__INSTRUCTIONS TO FOLLOW__
Every line below should be copied exactly; drop the pictures.

= = =

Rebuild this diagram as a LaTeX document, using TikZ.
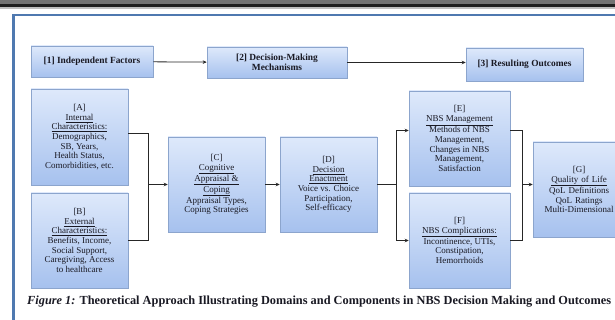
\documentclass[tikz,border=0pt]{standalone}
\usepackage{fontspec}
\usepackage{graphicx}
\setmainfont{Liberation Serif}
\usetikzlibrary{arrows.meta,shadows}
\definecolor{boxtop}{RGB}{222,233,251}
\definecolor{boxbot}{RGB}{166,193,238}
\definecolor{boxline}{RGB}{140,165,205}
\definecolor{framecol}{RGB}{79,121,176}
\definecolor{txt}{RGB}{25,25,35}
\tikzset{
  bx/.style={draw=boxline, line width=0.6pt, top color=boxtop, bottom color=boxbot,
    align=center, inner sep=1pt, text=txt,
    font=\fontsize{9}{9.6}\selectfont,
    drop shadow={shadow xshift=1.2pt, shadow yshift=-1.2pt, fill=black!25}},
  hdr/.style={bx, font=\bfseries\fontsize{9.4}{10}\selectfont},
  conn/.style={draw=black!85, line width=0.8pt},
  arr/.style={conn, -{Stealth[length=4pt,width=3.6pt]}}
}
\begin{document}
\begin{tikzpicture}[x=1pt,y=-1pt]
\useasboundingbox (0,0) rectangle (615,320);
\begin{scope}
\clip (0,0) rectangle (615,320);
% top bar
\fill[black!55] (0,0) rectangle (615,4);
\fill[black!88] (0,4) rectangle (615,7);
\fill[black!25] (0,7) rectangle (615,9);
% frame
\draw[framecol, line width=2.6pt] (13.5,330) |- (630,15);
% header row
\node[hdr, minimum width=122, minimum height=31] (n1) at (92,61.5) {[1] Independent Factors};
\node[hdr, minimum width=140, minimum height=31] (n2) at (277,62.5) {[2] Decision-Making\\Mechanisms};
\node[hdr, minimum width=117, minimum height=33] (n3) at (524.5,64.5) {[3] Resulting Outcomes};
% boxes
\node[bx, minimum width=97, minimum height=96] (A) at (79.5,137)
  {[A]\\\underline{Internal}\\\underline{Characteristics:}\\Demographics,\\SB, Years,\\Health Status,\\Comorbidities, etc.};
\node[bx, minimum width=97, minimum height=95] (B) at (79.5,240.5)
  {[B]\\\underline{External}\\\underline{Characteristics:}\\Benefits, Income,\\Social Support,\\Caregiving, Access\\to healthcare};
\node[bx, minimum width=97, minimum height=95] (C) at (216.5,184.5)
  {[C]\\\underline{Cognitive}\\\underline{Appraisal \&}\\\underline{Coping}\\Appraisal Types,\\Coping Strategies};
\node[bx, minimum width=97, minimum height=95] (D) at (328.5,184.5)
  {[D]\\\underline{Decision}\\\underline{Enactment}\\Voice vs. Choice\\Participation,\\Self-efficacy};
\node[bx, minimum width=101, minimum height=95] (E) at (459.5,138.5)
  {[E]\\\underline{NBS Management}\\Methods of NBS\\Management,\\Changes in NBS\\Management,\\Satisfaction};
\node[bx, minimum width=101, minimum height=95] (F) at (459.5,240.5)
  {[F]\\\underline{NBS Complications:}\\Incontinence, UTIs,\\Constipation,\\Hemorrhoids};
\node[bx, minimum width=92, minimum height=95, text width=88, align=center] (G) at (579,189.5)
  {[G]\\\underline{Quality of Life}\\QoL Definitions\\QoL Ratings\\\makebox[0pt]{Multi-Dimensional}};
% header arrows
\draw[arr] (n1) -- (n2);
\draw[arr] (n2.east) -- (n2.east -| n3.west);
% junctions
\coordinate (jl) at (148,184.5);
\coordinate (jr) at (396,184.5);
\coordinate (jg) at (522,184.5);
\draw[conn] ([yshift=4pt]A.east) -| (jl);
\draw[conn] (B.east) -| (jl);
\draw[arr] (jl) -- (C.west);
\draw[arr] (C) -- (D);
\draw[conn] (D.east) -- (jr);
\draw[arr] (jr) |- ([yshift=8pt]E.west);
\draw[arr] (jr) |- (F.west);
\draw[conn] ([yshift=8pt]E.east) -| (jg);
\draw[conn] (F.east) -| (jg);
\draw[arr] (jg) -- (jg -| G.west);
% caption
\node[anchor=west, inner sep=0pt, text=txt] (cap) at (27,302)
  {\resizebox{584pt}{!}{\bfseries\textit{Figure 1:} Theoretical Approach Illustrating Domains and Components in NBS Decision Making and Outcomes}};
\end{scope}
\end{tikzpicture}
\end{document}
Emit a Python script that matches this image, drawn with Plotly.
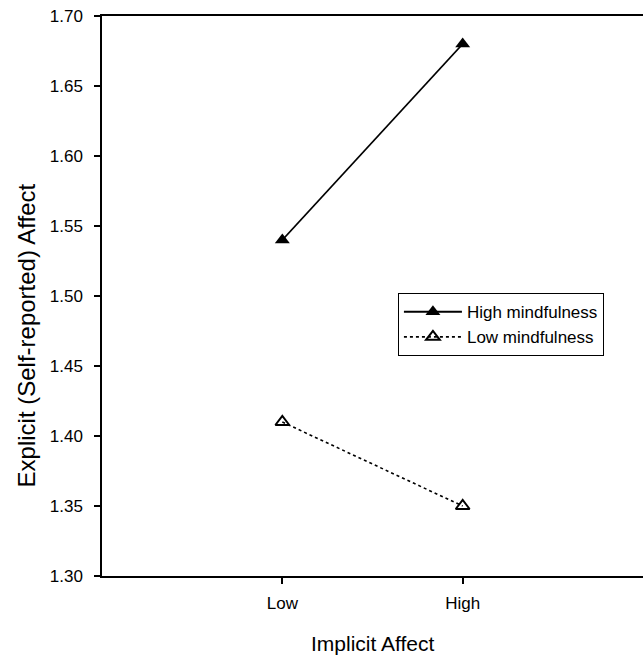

= = =

__ANSWER FOR THIS EXERCISE__
Rebuild this diagram as a LaTeX document, using TikZ.
\documentclass[tikz,border=0pt]{standalone}
\usepackage{fontspec}
\usepackage{graphicx}
\setmainfont{Liberation Serif}
\usetikzlibrary{arrows.meta,shadows}
\definecolor{boxtop}{RGB}{222,233,251}
\definecolor{boxbot}{RGB}{166,193,238}
\definecolor{boxline}{RGB}{140,165,205}
\definecolor{framecol}{RGB}{79,121,176}
\definecolor{txt}{RGB}{25,25,35}
\tikzset{
  bx/.style={draw=boxline, line width=0.6pt, top color=boxtop, bottom color=boxbot,
    align=center, inner sep=1pt, text=txt,
    font=\fontsize{9}{9.6}\selectfont,
    drop shadow={shadow xshift=1.2pt, shadow yshift=-1.2pt, fill=black!25}},
  hdr/.style={bx, font=\bfseries\fontsize{9.4}{10}\selectfont},
  conn/.style={draw=black!85, line width=0.8pt},
  arr/.style={conn, -{Stealth[length=4pt,width=3.6pt]}}
}
\begin{document}
\begin{tikzpicture}[x=1pt,y=-1pt]
\useasboundingbox (0,0) rectangle (615,320);
\begin{scope}
\clip (0,0) rectangle (615,320);
% top bar
\fill[black!55] (0,0) rectangle (615,4);
\fill[black!88] (0,4) rectangle (615,7);
\fill[black!25] (0,7) rectangle (615,9);
% frame
\draw[framecol, line width=2.6pt] (13.5,330) |- (630,15);
% header row
\node[hdr, minimum width=122, minimum height=31] (n1) at (92,61.5) {[1] Independent Factors};
\node[hdr, minimum width=140, minimum height=31] (n2) at (277,62.5) {[2] Decision-Making\\Mechanisms};
\node[hdr, minimum width=117, minimum height=33] (n3) at (524.5,64.5) {[3] Resulting Outcomes};
% boxes
\node[bx, minimum width=97, minimum height=96] (A) at (79.5,137)
  {[A]\\\underline{Internal}\\\underline{Characteristics:}\\Demographics,\\SB, Years,\\Health Status,\\Comorbidities, etc.};
\node[bx, minimum width=97, minimum height=95] (B) at (79.5,240.5)
  {[B]\\\underline{External}\\\underline{Characteristics:}\\Benefits, Income,\\Social Support,\\Caregiving, Access\\to healthcare};
\node[bx, minimum width=97, minimum height=95] (C) at (216.5,184.5)
  {[C]\\\underline{Cognitive}\\\underline{Appraisal \&}\\\underline{Coping}\\Appraisal Types,\\Coping Strategies};
\node[bx, minimum width=97, minimum height=95] (D) at (328.5,184.5)
  {[D]\\\underline{Decision}\\\underline{Enactment}\\Voice vs. Choice\\Participation,\\Self-efficacy};
\node[bx, minimum width=101, minimum height=95] (E) at (459.5,138.5)
  {[E]\\\underline{NBS Management}\\Methods of NBS\\Management,\\Changes in NBS\\Management,\\Satisfaction};
\node[bx, minimum width=101, minimum height=95] (F) at (459.5,240.5)
  {[F]\\\underline{NBS Complications:}\\Incontinence, UTIs,\\Constipation,\\Hemorrhoids};
\node[bx, minimum width=92, minimum height=95, text width=88, align=center] (G) at (579,189.5)
  {[G]\\\underline{Quality of Life}\\QoL Definitions\\QoL Ratings\\\makebox[0pt]{Multi-Dimensional}};
% header arrows
\draw[arr] (n1) -- (n2);
\draw[arr] (n2.east) -- (n2.east -| n3.west);
% junctions
\coordinate (jl) at (148,184.5);
\coordinate (jr) at (396,184.5);
\coordinate (jg) at (522,184.5);
\draw[conn] ([yshift=4pt]A.east) -| (jl);
\draw[conn] (B.east) -| (jl);
\draw[arr] (jl) -- (C.west);
\draw[arr] (C) -- (D);
\draw[conn] (D.east) -- (jr);
\draw[arr] (jr) |- ([yshift=8pt]E.west);
\draw[arr] (jr) |- (F.west);
\draw[conn] ([yshift=8pt]E.east) -| (jg);
\draw[conn] (F.east) -| (jg);
\draw[arr] (jg) -- (jg -| G.west);
% caption
\node[anchor=west, inner sep=0pt, text=txt] (cap) at (27,302)
  {\resizebox{584pt}{!}{\bfseries\textit{Figure 1:} Theoretical Approach Illustrating Domains and Components in NBS Decision Making and Outcomes}};
\end{scope}
\end{tikzpicture}
\end{document}
Emit a Python script that matches this image, drawn with Plotly.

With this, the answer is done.